Write the data out again, character for character, with no images.

• • •

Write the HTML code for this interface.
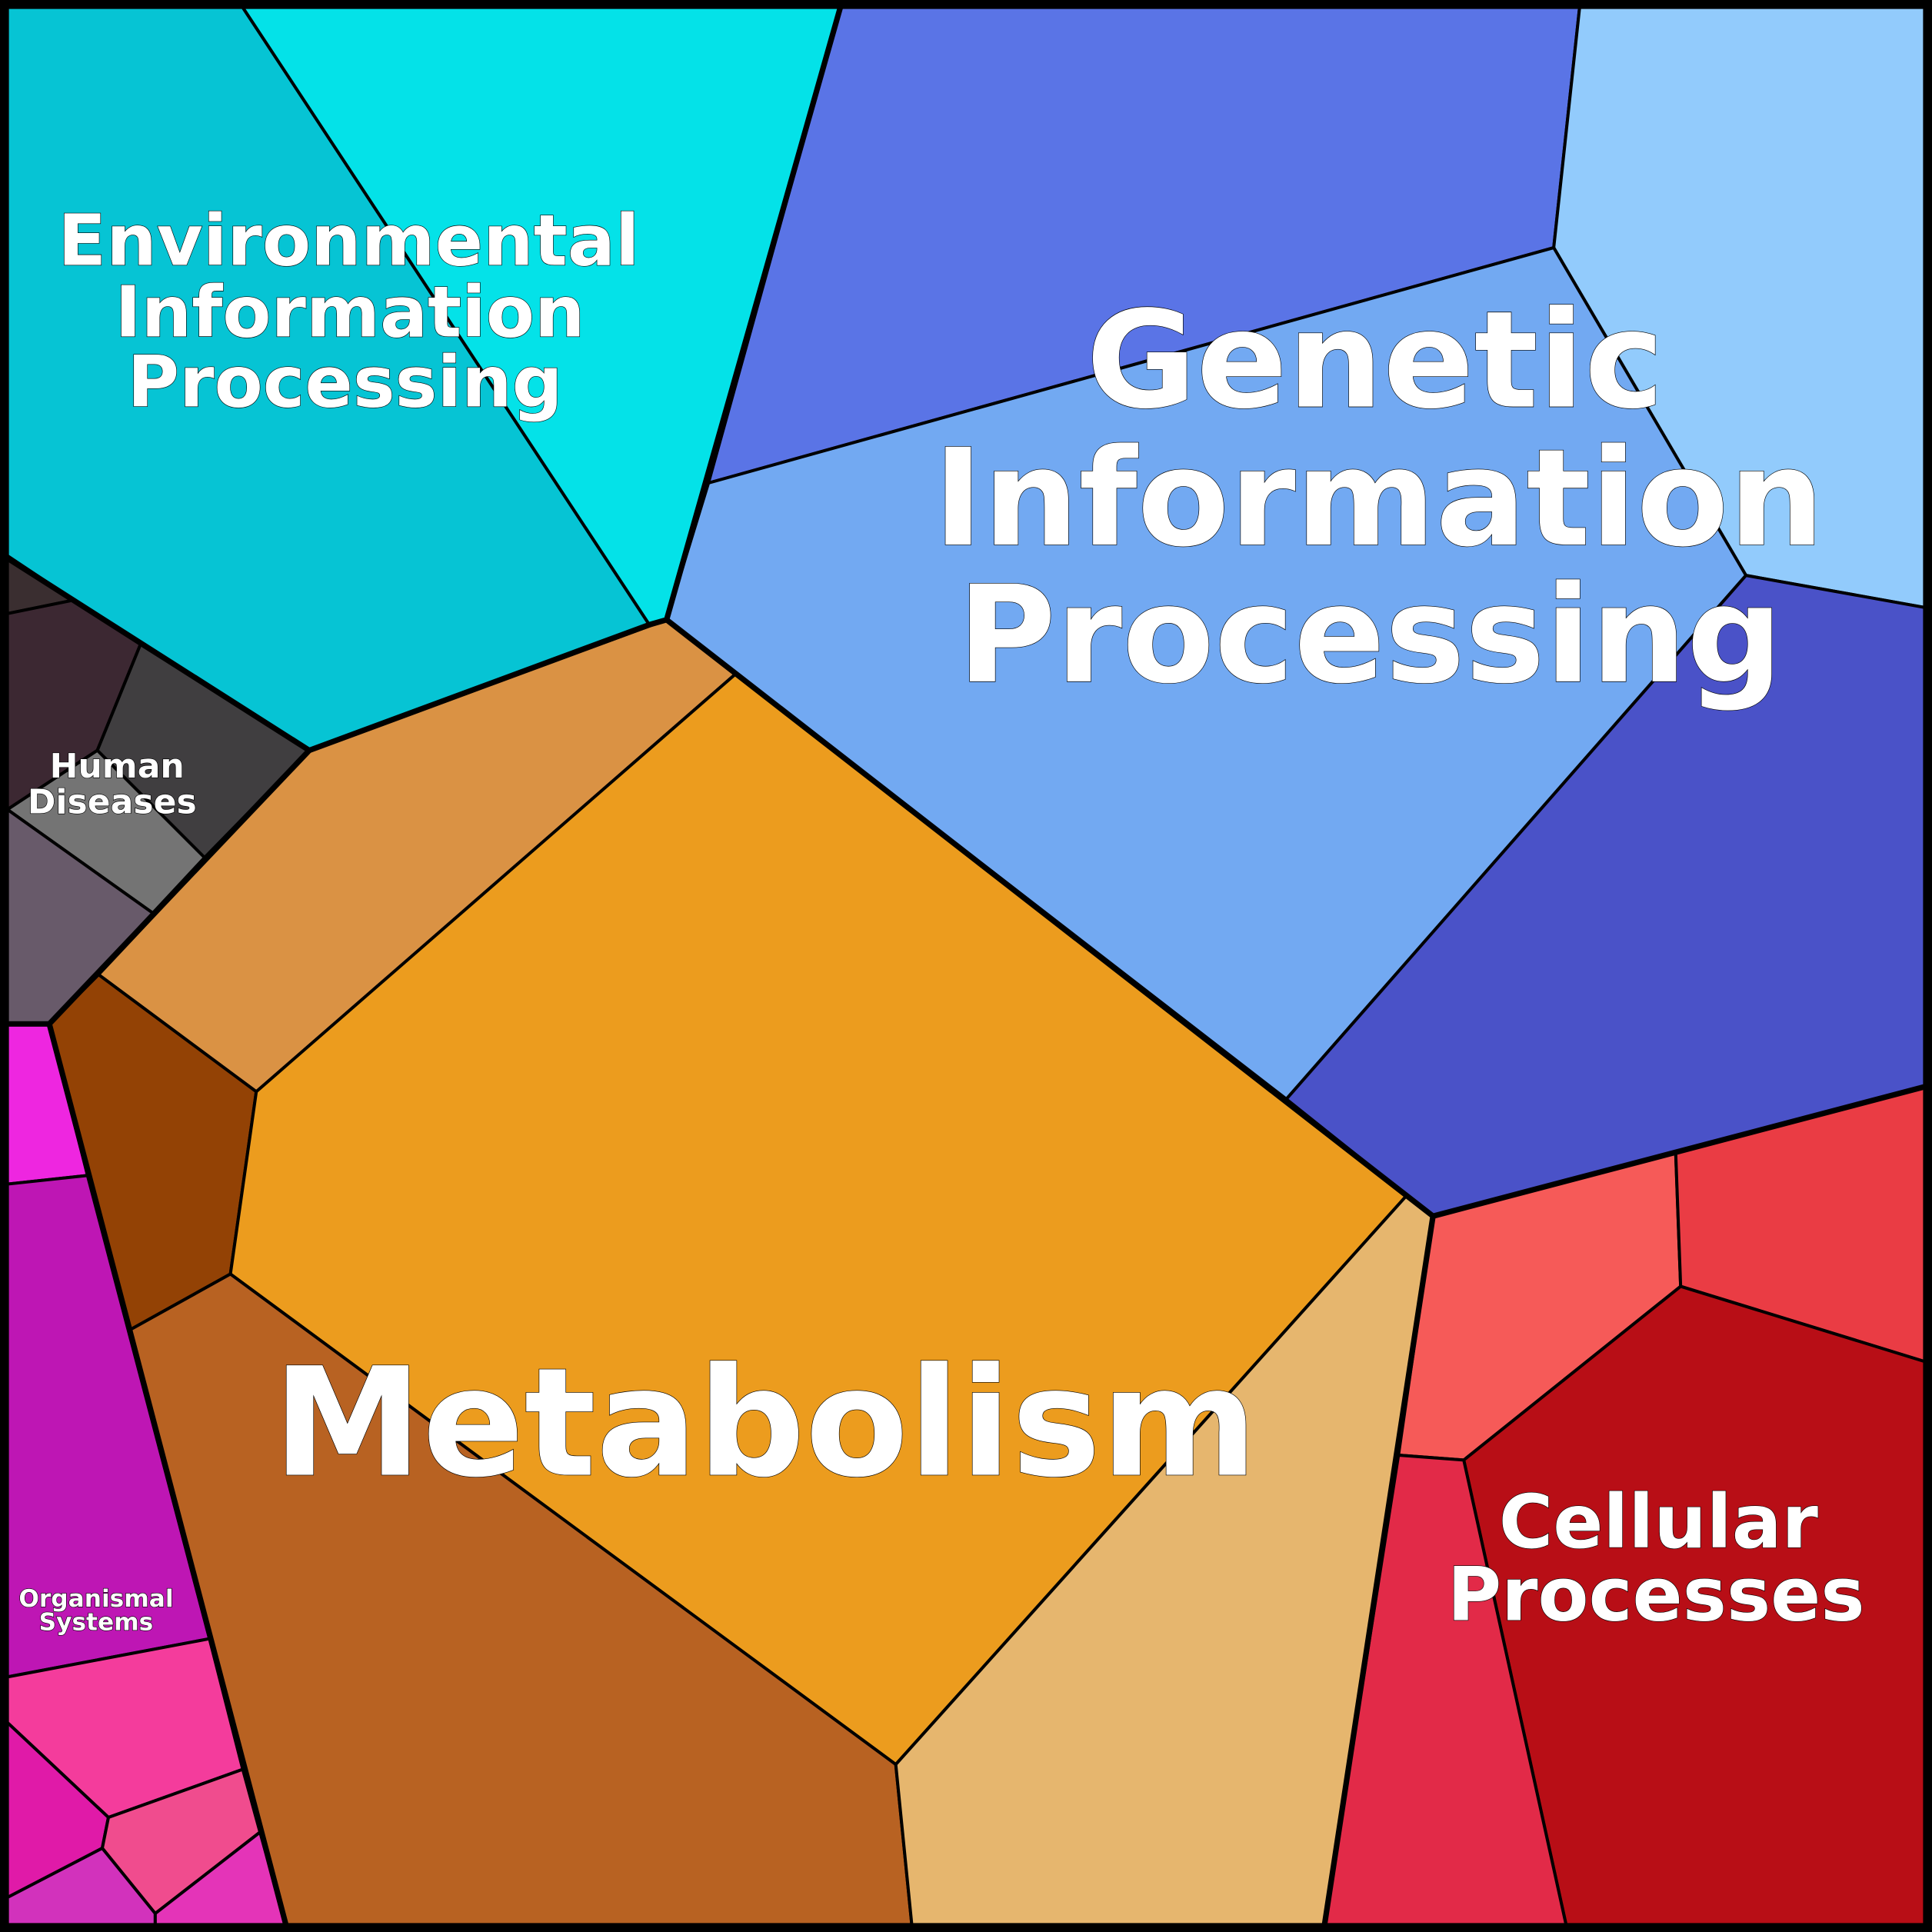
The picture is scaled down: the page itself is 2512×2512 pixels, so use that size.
<!DOCTYPE html>
<html><head><meta charset="utf-8"><style>
html,body{margin:0;padding:0;background:#000;}
svg{display:block;}
text{font-family:"DejaVu Sans","Liberation Sans",sans-serif;font-weight:bold;fill:#fff;stroke:#000;stroke-width:0.8;paint-order:stroke;text-anchor:middle;}
</style></head><body>
<svg width="2512" height="2512" viewBox="0 0 1568 1568" xmlns="http://www.w3.org/2000/svg">
<rect x="0" y="0" width="1568" height="1568" fill="#000"/>
<g stroke="#000" stroke-width="2.5" stroke-linejoin="round">
<polygon fill="#06c4d4" points="6,6 197,6 527,507 251,609 6,453"/>
<polygon fill="#04e2e8" points="197,6 682,6 541,503 527,507"/>
<polygon fill="#5a74e6" points="682,6 1282,6 1261,201 575,392"/>
<polygon fill="#92cbfc" points="1282,6 1562,6 1562,493 1417,467 1261,201"/>
<polygon fill="#72a9f2" points="575,392 1261,201 1417,467 1044,892 541,503"/>
<polygon fill="#4a52c8" points="1417,467 1562,493 1562,882 1163,987 1044,892"/>
<polygon fill="#da9244" points="541,503 597,547 208,886 80,791 251,609"/>
<polygon fill="#934205" points="80,791 208,886 187,1034 106,1079 40,831"/>
<polygon fill="#ec9c1e" points="597,547 1141,971 727,1432 187,1034 208,886"/>
<polygon fill="#b86222" points="187,1034 727,1432 740,1562 232,1562 106,1079"/>
<polygon fill="#e6b66e" points="1141,971 1163,987 1075,1562 740,1562 727,1432"/>
<polygon fill="#f65a58" points="1163,987 1360,936 1364,1044 1188,1185 1135,1181"/>
<polygon fill="#ea3c44" points="1360,936 1562,882 1562,1105 1364,1044"/>
<polygon fill="#b80e16" points="1364,1044 1562,1105 1562,1562 1271,1562 1188,1185"/>
<polygon fill="#e22a48" points="1135,1181 1188,1185 1271,1562 1075,1562"/>
<polygon fill="#3a2e30" points="6,451 60,487 6,498"/>
<polygon fill="#3c2832" points="6,498 60,487 114,523 79,609 6,657"/>
<polygon fill="#403e40" points="114,523 251,609 166,696 79,609"/>
<polygon fill="#747474" points="6,657 79,609 166,696 124,741"/>
<polygon fill="#685a6a" points="6,657 124,741 40,831 6,831"/>
<polygon fill="#ee26e0" points="6,831 40,831 71,954 6,961"/>
<polygon fill="#be16b4" points="6,961 71,954 170,1330 6,1361"/>
<polygon fill="#f43c9c" points="6,1361 170,1330 197,1436 88,1475 6,1398"/>
<polygon fill="#e01aa8" points="6,1398 88,1475 83,1500 6,1540"/>
<polygon fill="#f04c8e" points="88,1475 197,1436 211,1487 126,1553 83,1500"/>
<polygon fill="#d232bc" points="6,1540 83,1500 126,1553 126,1562 6,1562"/>
<polygon fill="#e434b8" points="126,1553 211,1487 232,1562 126,1562"/>
</g>
<g stroke="#000" stroke-width="4.5" fill="none" stroke-linejoin="round">
<polyline points="682,6 541,503 527,507 251,609 6,453"/>
<polyline points="541,503 1163,987 1562,882"/>
<polyline points="1163,987 1075,1562"/>
<polyline points="251,609 40,831 232,1562"/>
<polyline points="6,831 40,831"/>
<rect x="3.5" y="3.5" width="1561" height="1561"/>
</g>
<text font-size="57.5" x="283" y="215">Environmental</text>
<text font-size="57.5" x="284" y="273">Information</text>
<text font-size="57.5" x="280" y="330">Processing</text>
<text font-size="109" x="1116" y="330">Genetic</text>
<text font-size="109" x="1119" y="442">Information</text>
<text font-size="109" x="1112" y="553">Processing</text>
<text font-size="122" x="621" y="1197">Metabolism</text>
<text font-size="60" x="1346" y="1256">Cellular</text>
<text font-size="60" x="1344" y="1315">Processes</text>
<text font-size="27.5" x="95" y="631">Human</text>
<text font-size="27.5" x="91" y="660">Diseases</text>
<text font-size="19.5" x="78" y="1304">Organismal</text>
<text font-size="19.5" x="78" y="1323">Systems</text>
</svg>
</body></html>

• • •

_Response to this task_.
Write the HTML code for this interface.
The picture is scaled down: the page itself is 2512×2512 pixels, so use that size.
<!DOCTYPE html>
<html><head><meta charset="utf-8"><style>
html,body{margin:0;padding:0;background:#000;}
svg{display:block;}
text{font-family:"DejaVu Sans","Liberation Sans",sans-serif;font-weight:bold;fill:#fff;stroke:#000;stroke-width:0.8;paint-order:stroke;text-anchor:middle;}
</style></head><body>
<svg width="2512" height="2512" viewBox="0 0 1568 1568" xmlns="http://www.w3.org/2000/svg">
<rect x="0" y="0" width="1568" height="1568" fill="#000"/>
<g stroke="#000" stroke-width="2.5" stroke-linejoin="round">
<polygon fill="#06c4d4" points="6,6 197,6 527,507 251,609 6,453"/>
<polygon fill="#04e2e8" points="197,6 682,6 541,503 527,507"/>
<polygon fill="#5a74e6" points="682,6 1282,6 1261,201 575,392"/>
<polygon fill="#92cbfc" points="1282,6 1562,6 1562,493 1417,467 1261,201"/>
<polygon fill="#72a9f2" points="575,392 1261,201 1417,467 1044,892 541,503"/>
<polygon fill="#4a52c8" points="1417,467 1562,493 1562,882 1163,987 1044,892"/>
<polygon fill="#da9244" points="541,503 597,547 208,886 80,791 251,609"/>
<polygon fill="#934205" points="80,791 208,886 187,1034 106,1079 40,831"/>
<polygon fill="#ec9c1e" points="597,547 1141,971 727,1432 187,1034 208,886"/>
<polygon fill="#b86222" points="187,1034 727,1432 740,1562 232,1562 106,1079"/>
<polygon fill="#e6b66e" points="1141,971 1163,987 1075,1562 740,1562 727,1432"/>
<polygon fill="#f65a58" points="1163,987 1360,936 1364,1044 1188,1185 1135,1181"/>
<polygon fill="#ea3c44" points="1360,936 1562,882 1562,1105 1364,1044"/>
<polygon fill="#b80e16" points="1364,1044 1562,1105 1562,1562 1271,1562 1188,1185"/>
<polygon fill="#e22a48" points="1135,1181 1188,1185 1271,1562 1075,1562"/>
<polygon fill="#3a2e30" points="6,451 60,487 6,498"/>
<polygon fill="#3c2832" points="6,498 60,487 114,523 79,609 6,657"/>
<polygon fill="#403e40" points="114,523 251,609 166,696 79,609"/>
<polygon fill="#747474" points="6,657 79,609 166,696 124,741"/>
<polygon fill="#685a6a" points="6,657 124,741 40,831 6,831"/>
<polygon fill="#ee26e0" points="6,831 40,831 71,954 6,961"/>
<polygon fill="#be16b4" points="6,961 71,954 170,1330 6,1361"/>
<polygon fill="#f43c9c" points="6,1361 170,1330 197,1436 88,1475 6,1398"/>
<polygon fill="#e01aa8" points="6,1398 88,1475 83,1500 6,1540"/>
<polygon fill="#f04c8e" points="88,1475 197,1436 211,1487 126,1553 83,1500"/>
<polygon fill="#d232bc" points="6,1540 83,1500 126,1553 126,1562 6,1562"/>
<polygon fill="#e434b8" points="126,1553 211,1487 232,1562 126,1562"/>
</g>
<g stroke="#000" stroke-width="4.5" fill="none" stroke-linejoin="round">
<polyline points="682,6 541,503 527,507 251,609 6,453"/>
<polyline points="541,503 1163,987 1562,882"/>
<polyline points="1163,987 1075,1562"/>
<polyline points="251,609 40,831 232,1562"/>
<polyline points="6,831 40,831"/>
<rect x="3.5" y="3.5" width="1561" height="1561"/>
</g>
<text font-size="57.5" x="283" y="215">Environmental</text>
<text font-size="57.5" x="284" y="273">Information</text>
<text font-size="57.5" x="280" y="330">Processing</text>
<text font-size="109" x="1116" y="330">Genetic</text>
<text font-size="109" x="1119" y="442">Information</text>
<text font-size="109" x="1112" y="553">Processing</text>
<text font-size="122" x="621" y="1197">Metabolism</text>
<text font-size="60" x="1346" y="1256">Cellular</text>
<text font-size="60" x="1344" y="1315">Processes</text>
<text font-size="27.5" x="95" y="631">Human</text>
<text font-size="27.5" x="91" y="660">Diseases</text>
<text font-size="19.5" x="78" y="1304">Organismal</text>
<text font-size="19.5" x="78" y="1323">Systems</text>
</svg>
</body></html>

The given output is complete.